Arabs read 35 hours per year, reveals survey

The top five countries in terms of reading were Lebanon, Egypt, Morocco, the UAE, and Jordan


Arabs read 35 hours per year on average, according to the results of the Arab Reading Index, produced through a partnership between the Mohammed bin Rashid Al Maktoum Foundation (MBRF) and the Regional Bureau for Arab States of the United Nations Development Program (UNDP).

The Arab Reading Index is the first of its kind in the region; it is a scientific and standardised tool that tracks reading patterns in the Arab World, all in a bid to assign quantifiable numerical data to the process of cultural development in the region.

Jamal bin Huwaireb, managing director of MBRF, said: “We had always heard these statistics being cited, claiming that Arabs only read six minutes on average every year and that, statistically, it takes 80 Arabs to read one book every year. We were very sceptical and sought to determine the source of these statistics only to find that there was virtually no sound evidence to support them. This is why we launched the Arab Reading Index, and set out to find the accurate data ourselves – and from all Arab countries.” 

The survey conducted to put the Index together canvassed 148,000 people across all 22 Arab-League countries. “The sample is massive,” said Dr. Hany Torky, chief technical advisor of the United Nations Development Program (UNDP); “normally, a sample would be 1,000 respondents per country, which means we only needed 22,000 individuals for the Index to be considered reliable. We had 148,000.”

“The Index is not a statistic, it is a scientific tool with strictly applied standards,” Dr. Torky explained. “We used electronic polling in order to reach segments of society we couldn’t have reached otherwise – namely, non-students. It usually takes two to three years to develop such a sophisticated index; we did it in just one year, obliging a specific request from H.E. Jamal bin Huwaireb.”

Dr. Najoua Ghriss, Professor at the Higher Institute of Education and Continuous Training in Tunisia and main author of the Arab Reading Index, said: “It is important to have many initiatives to improve education in the region, but it is more important to find ways to synergistically integrate them. I believe the Arab Knowledge Project succeeded in doing just that; it created an infrastructure to foster knowledge and sustainable development. Seeking knowledge without reading is simply inconceivable. This is why, if we are serious in our efforts to spread knowledge, we must establish tools to measure and monitor reading. This is where the Arab Reading Index comes in; its legitimacy comes from the fact that it was borne out of the Arab Reading Challenge.”

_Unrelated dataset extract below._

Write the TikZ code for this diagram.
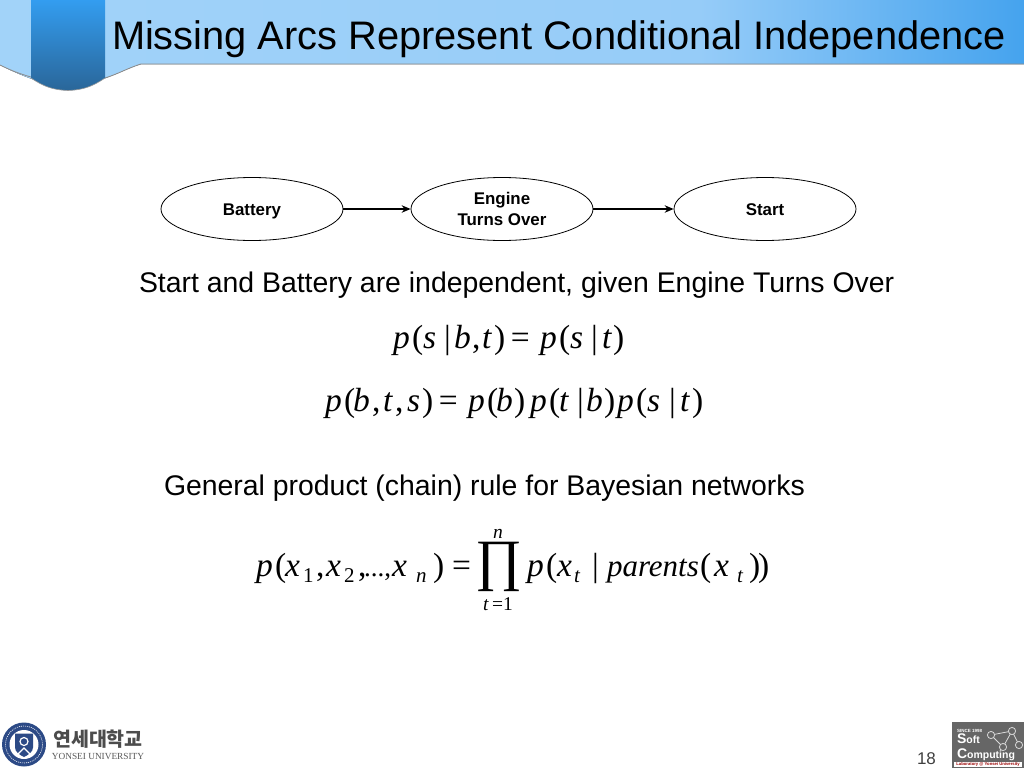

The Arab Knowledge Index revealed that the average number of books read across all Arab countries amounted to 16 per year – seven of them were read at schools and universities, while the remaining nine were read in respondents’ free time. Moreover, the average number of Arabic books read was 11, while the average number of foreign-language books was nearly six. Meanwhile, the 35 hours that respondents spent reading every year comprised 15 hours in schools or university and 20 hours outside academic institutions.

The Index measured accessibility to books in each of the countries at home, in school, and in society in general – in other words, it measured how much families, school administrations, and societies encourage and facilitate reading across the Arab World. On average, 46% of respondents asserted that they have access to books at home, 52% enjoy access at school, while 37% felt that society at large encourages reading.

The Arab Knowledge Index also examined the effect that personal traits have on people’s reading habits – namely, the ability to read (literacy rate), motives to read, and personal views and opinions. The polls revealed that 65% of respondents view reading as a necessity, and 70% of them consider it to be no less important than education.

The top five countries in terms of reading were Lebanon with a score of 90, followed by Egypt with 89, Morocco with 87, the UAE with 82, and Jordan with 71.

The Index also revealed that the population of the 22 Arab-League countries favours digital means of reading over traditional ones, where 16 of the 35 hours spent on reading every year were dedicated to reading paper books while 19 hours were dedicated to digital. In terms of paper material, polls showed that 28% of them were books, 20% were novels, 20% were specialised magazines, 17% were newspapers, and 14% were comic books. As for digital sources, 23% of read material was on social media, another 23% on news websites, 21% were e-books, 15% e-magazines, 9.3% blogs, and 7.78% professional networks.

Commenting on the discrepancy between digital and paper reading sources in the Arab world, Jamal bin Huwaireb said: “In Europe, paper is making a comeback and actually surpassing digital material. Over there, they publish by the thousands and millions, whereas in our region, we publish by the hundreds. This is why Arab readers resort to e-books and other digital sources. We must make it a priority to print more books and to make them more affordable to all segments of society.”